--- start DATA PROVIDED ---

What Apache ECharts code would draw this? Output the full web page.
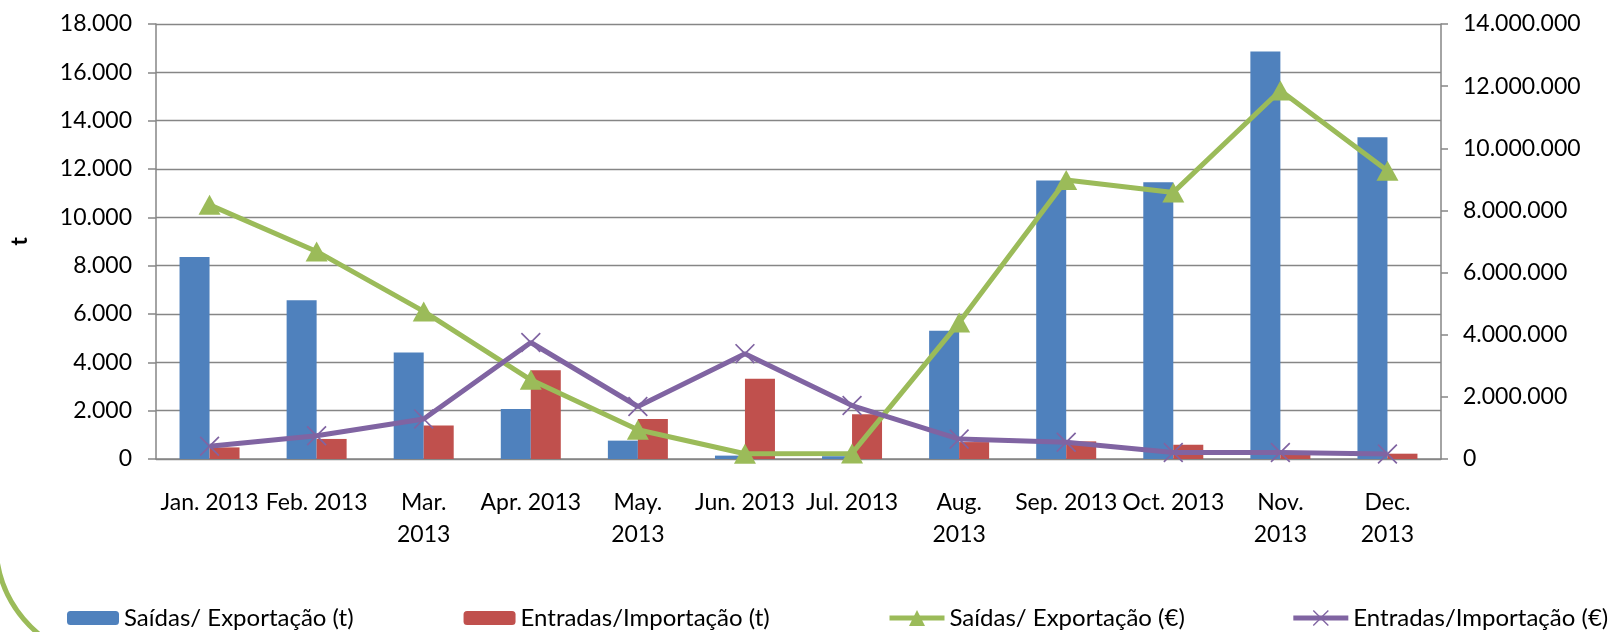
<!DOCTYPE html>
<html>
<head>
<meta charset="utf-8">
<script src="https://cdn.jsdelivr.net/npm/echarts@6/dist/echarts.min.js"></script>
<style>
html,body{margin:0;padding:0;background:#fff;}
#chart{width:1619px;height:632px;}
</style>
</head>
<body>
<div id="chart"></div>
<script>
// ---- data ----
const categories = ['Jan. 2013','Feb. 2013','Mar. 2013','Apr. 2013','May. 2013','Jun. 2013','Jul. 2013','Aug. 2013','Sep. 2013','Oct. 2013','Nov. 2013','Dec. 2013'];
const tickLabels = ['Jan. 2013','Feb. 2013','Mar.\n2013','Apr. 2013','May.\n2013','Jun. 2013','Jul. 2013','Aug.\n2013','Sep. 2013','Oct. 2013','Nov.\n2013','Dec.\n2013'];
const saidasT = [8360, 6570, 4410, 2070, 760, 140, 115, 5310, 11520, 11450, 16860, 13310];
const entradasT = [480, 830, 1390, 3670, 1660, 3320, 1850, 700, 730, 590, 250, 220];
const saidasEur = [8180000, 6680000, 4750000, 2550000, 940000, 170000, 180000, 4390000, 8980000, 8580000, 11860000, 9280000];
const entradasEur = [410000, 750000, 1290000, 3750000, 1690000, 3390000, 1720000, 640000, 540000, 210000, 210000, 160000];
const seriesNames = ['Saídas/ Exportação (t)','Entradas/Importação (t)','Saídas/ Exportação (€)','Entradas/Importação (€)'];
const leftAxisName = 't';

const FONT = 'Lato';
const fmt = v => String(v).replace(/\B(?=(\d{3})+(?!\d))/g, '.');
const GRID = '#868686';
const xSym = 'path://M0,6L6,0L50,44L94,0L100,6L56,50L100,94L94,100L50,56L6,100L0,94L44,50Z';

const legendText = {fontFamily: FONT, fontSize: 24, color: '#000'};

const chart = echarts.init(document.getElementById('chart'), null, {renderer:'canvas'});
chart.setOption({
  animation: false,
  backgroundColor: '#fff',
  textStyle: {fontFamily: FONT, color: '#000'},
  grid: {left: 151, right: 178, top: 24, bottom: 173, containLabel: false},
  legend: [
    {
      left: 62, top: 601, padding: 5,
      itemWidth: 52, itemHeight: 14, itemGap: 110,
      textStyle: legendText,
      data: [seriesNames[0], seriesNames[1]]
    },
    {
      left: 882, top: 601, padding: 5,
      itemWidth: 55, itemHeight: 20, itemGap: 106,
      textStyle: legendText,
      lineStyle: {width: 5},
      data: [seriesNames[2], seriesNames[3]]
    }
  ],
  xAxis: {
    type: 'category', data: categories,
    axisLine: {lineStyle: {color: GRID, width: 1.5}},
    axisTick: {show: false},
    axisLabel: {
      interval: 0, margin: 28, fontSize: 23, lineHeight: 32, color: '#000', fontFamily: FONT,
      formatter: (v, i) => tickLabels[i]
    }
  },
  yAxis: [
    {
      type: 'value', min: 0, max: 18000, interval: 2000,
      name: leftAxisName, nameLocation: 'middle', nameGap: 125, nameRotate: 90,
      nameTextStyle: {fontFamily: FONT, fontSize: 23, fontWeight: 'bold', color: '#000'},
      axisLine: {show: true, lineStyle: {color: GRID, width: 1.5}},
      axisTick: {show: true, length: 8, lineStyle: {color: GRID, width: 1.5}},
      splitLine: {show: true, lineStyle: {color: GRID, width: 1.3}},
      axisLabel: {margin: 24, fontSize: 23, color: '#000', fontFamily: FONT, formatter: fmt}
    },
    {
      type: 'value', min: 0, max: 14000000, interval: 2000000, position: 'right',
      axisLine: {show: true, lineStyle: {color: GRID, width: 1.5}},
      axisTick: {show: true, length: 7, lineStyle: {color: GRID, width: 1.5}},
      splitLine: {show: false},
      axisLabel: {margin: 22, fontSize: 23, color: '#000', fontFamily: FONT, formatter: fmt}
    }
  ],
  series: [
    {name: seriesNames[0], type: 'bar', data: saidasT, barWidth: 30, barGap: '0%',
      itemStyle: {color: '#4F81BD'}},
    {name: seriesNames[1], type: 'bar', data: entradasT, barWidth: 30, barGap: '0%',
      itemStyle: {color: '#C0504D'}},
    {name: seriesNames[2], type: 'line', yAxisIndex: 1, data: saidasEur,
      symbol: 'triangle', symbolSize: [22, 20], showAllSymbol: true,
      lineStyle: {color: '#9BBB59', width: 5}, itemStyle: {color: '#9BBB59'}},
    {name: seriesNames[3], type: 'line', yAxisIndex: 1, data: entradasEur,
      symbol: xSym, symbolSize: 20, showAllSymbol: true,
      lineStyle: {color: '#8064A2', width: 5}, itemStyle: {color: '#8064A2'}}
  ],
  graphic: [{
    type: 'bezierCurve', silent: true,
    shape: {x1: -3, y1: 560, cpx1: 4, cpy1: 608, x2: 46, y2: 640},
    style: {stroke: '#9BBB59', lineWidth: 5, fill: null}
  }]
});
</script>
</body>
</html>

--- end DATA PROVIDED ---

Print the full listing exactly, dropping the pictures.

OUTPUT –
What Apache ECharts code would draw this? Output the full web page.
<!DOCTYPE html>
<html>
<head>
<meta charset="utf-8">
<script src="https://cdn.jsdelivr.net/npm/echarts@6/dist/echarts.min.js"></script>
<style>
html,body{margin:0;padding:0;background:#fff;}
#chart{width:1619px;height:632px;}
</style>
</head>
<body>
<div id="chart"></div>
<script>
// ---- data ----
const categories = ['Jan. 2013','Feb. 2013','Mar. 2013','Apr. 2013','May. 2013','Jun. 2013','Jul. 2013','Aug. 2013','Sep. 2013','Oct. 2013','Nov. 2013','Dec. 2013'];
const tickLabels = ['Jan. 2013','Feb. 2013','Mar.\n2013','Apr. 2013','May.\n2013','Jun. 2013','Jul. 2013','Aug.\n2013','Sep. 2013','Oct. 2013','Nov.\n2013','Dec.\n2013'];
const saidasT = [8360, 6570, 4410, 2070, 760, 140, 115, 5310, 11520, 11450, 16860, 13310];
const entradasT = [480, 830, 1390, 3670, 1660, 3320, 1850, 700, 730, 590, 250, 220];
const saidasEur = [8180000, 6680000, 4750000, 2550000, 940000, 170000, 180000, 4390000, 8980000, 8580000, 11860000, 9280000];
const entradasEur = [410000, 750000, 1290000, 3750000, 1690000, 3390000, 1720000, 640000, 540000, 210000, 210000, 160000];
const seriesNames = ['Saídas/ Exportação (t)','Entradas/Importação (t)','Saídas/ Exportação (€)','Entradas/Importação (€)'];
const leftAxisName = 't';

const FONT = 'Lato';
const fmt = v => String(v).replace(/\B(?=(\d{3})+(?!\d))/g, '.');
const GRID = '#868686';
const xSym = 'path://M0,6L6,0L50,44L94,0L100,6L56,50L100,94L94,100L50,56L6,100L0,94L44,50Z';

const legendText = {fontFamily: FONT, fontSize: 24, color: '#000'};

const chart = echarts.init(document.getElementById('chart'), null, {renderer:'canvas'});
chart.setOption({
  animation: false,
  backgroundColor: '#fff',
  textStyle: {fontFamily: FONT, color: '#000'},
  grid: {left: 151, right: 178, top: 24, bottom: 173, containLabel: false},
  legend: [
    {
      left: 62, top: 601, padding: 5,
      itemWidth: 52, itemHeight: 14, itemGap: 110,
      textStyle: legendText,
      data: [seriesNames[0], seriesNames[1]]
    },
    {
      left: 882, top: 601, padding: 5,
      itemWidth: 55, itemHeight: 20, itemGap: 106,
      textStyle: legendText,
      lineStyle: {width: 5},
      data: [seriesNames[2], seriesNames[3]]
    }
  ],
  xAxis: {
    type: 'category', data: categories,
    axisLine: {lineStyle: {color: GRID, width: 1.5}},
    axisTick: {show: false},
    axisLabel: {
      interval: 0, margin: 28, fontSize: 23, lineHeight: 32, color: '#000', fontFamily: FONT,
      formatter: (v, i) => tickLabels[i]
    }
  },
  yAxis: [
    {
      type: 'value', min: 0, max: 18000, interval: 2000,
      name: leftAxisName, nameLocation: 'middle', nameGap: 125, nameRotate: 90,
      nameTextStyle: {fontFamily: FONT, fontSize: 23, fontWeight: 'bold', color: '#000'},
      axisLine: {show: true, lineStyle: {color: GRID, width: 1.5}},
      axisTick: {show: true, length: 8, lineStyle: {color: GRID, width: 1.5}},
      splitLine: {show: true, lineStyle: {color: GRID, width: 1.3}},
      axisLabel: {margin: 24, fontSize: 23, color: '#000', fontFamily: FONT, formatter: fmt}
    },
    {
      type: 'value', min: 0, max: 14000000, interval: 2000000, position: 'right',
      axisLine: {show: true, lineStyle: {color: GRID, width: 1.5}},
      axisTick: {show: true, length: 7, lineStyle: {color: GRID, width: 1.5}},
      splitLine: {show: false},
      axisLabel: {margin: 22, fontSize: 23, color: '#000', fontFamily: FONT, formatter: fmt}
    }
  ],
  series: [
    {name: seriesNames[0], type: 'bar', data: saidasT, barWidth: 30, barGap: '0%',
      itemStyle: {color: '#4F81BD'}},
    {name: seriesNames[1], type: 'bar', data: entradasT, barWidth: 30, barGap: '0%',
      itemStyle: {color: '#C0504D'}},
    {name: seriesNames[2], type: 'line', yAxisIndex: 1, data: saidasEur,
      symbol: 'triangle', symbolSize: [22, 20], showAllSymbol: true,
      lineStyle: {color: '#9BBB59', width: 5}, itemStyle: {color: '#9BBB59'}},
    {name: seriesNames[3], type: 'line', yAxisIndex: 1, data: entradasEur,
      symbol: xSym, symbolSize: 20, showAllSymbol: true,
      lineStyle: {color: '#8064A2', width: 5}, itemStyle: {color: '#8064A2'}}
  ],
  graphic: [{
    type: 'bezierCurve', silent: true,
    shape: {x1: -3, y1: 560, cpx1: 4, cpy1: 608, x2: 46, y2: 640},
    style: {stroke: '#9BBB59', lineWidth: 5, fill: null}
  }]
});
</script>
</body>
</html>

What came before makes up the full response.